Given the points P(1,0,4), Q(3,1,-6), and R(-2,3,5), \(\displaystyle \overrightarrow{PQ}=<3-1,1-0,\boldsymbol{\color{red}{-}}6-4>=<2,1,-10>\), \(\displaystyle \overrightarrow{PR}=<\boldsymbol{\color{red}{-}}2,3-0,5-4>=<-3,3,1>\), and \(\displaystyle \overrightarrow{QR}=<-2-3,3-1,5-(-6)>=<-5,2,11>\)

Then if we take the cross product, either of PQ and PR or PQ and QR, we should get the same answer (or the same values but with a sign difference). But let's double check:

\(\displaystyle \overrightarrow{PQ} \times \overrightarrow{PR}=\text{det} \begin{pmatrix}\vec{i}&\vec{j}&\vec{k}\\ 2&1&-10\\ -3&3&1\end{pmatrix}=<-31,-28,-9>\)

\(\displaystyle \overrightarrow{PQ} \times \overrightarrow{QR}=\text{det} \begin{pmatrix}\vec{i}&\vec{j}&\vec{k}\\ 2&1&-10\\ -5&2&11\end{pmatrix}=<31,28,9>\)

This checks out. \(\displaystyle \overrightarrow{PQ} \times \overrightarrow{PR}=-\left(\overrightarrow{PQ} \times \overrightarrow{QR}\right)\). Either one of these vectors will be normal (one's oriented up and the other down) to the plane, and we can use any of the three given points to find the equation of the plane.

Dude thank you, I appreciate it! It makes a lot more sense. I should better use the calculator all the time and re-read the question more carefully for this just to be safe

 

[ksdhart2]

Yeah, I know what you mean.
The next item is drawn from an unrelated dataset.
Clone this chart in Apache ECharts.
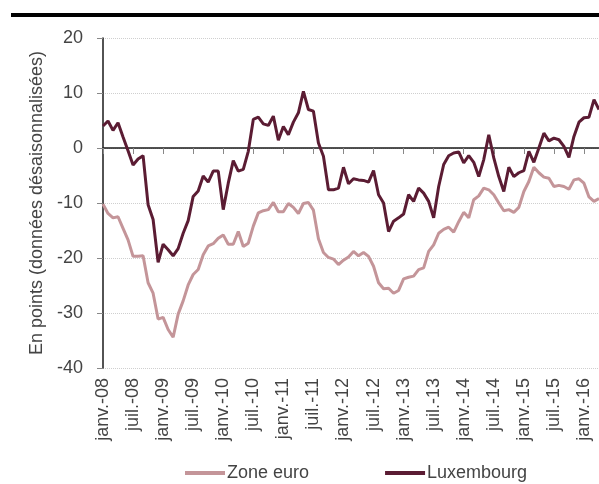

It used to be, back in the day, I was so certain, but now I find myself using a calculator to find 3 times 5, "just to be sure." For me, and a lot of my classmates it seems, it's often the little stuff that trips us up, like missing a minus sign, or somehow thinking 2 times 3 is 5.